The girls meet in an upper East Side "snob hatchery."
"You're new here," Tippy begins gaily. "You like it?"
"They say it's the finest girls' school in the country."
"I don't either."
After comparing orthodontic appliances, the two racket around Manhattan improvising absurd fantasies derived from Little Women and Fu Manchu. In Central Park they pretend to be "two beautiful white nurses" besieged by Chinese bandits. Merrie pokes a wad of bubble gum into Tippy's mouth. Poison. "When they try to ravish us, bite down," she orders. Then the nurses clamber up an escarpment and discover Sellers and Prentiss attempting a rendezvous on the rocks. From then on they bug Sellers, spoiling assignations and complicating the plot. They even scavenge his discarded cigarette butts and wrap them tenderly in a paper napkin. "No filter," notes Tippy. "He's not scared," observes Merrie.

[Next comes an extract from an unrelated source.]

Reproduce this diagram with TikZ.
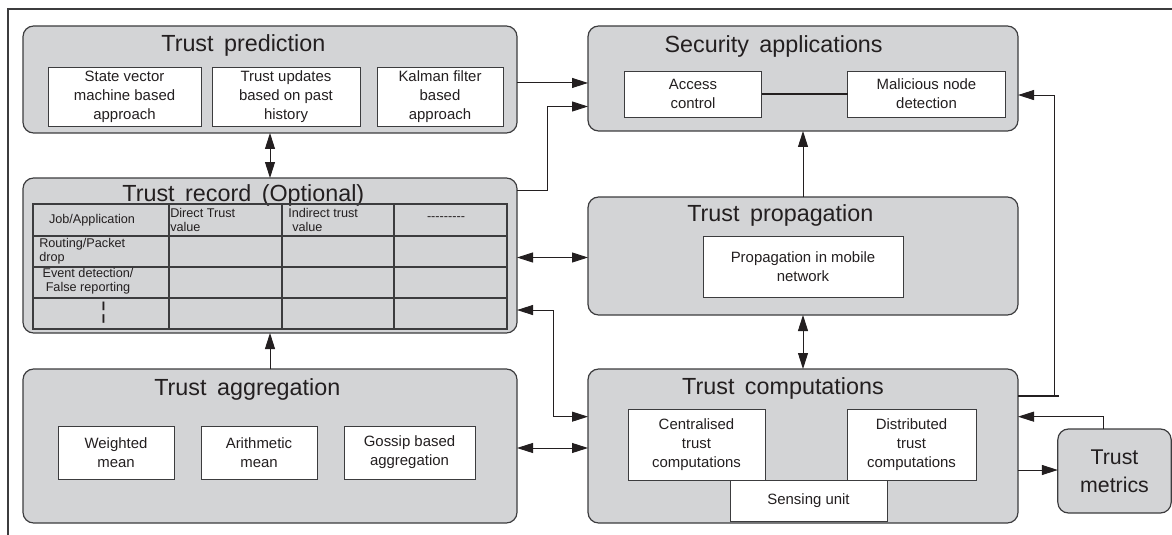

A few dollops of sentiment and a formula ending flaw the otherwise engaging and perceptive script by Nora and Nunnally Johnson. Though droll performances are rung up by Prentiss, Sellers and Angela Lansbury (as Tippy's pampered, promiscuous mother), all are up against a force of nature as potent as Disneyland. Director George Roy Hill is obviously happy to let the camera ogle while his half-pint scene stealers do their stuff. And why not? It's grand larceny.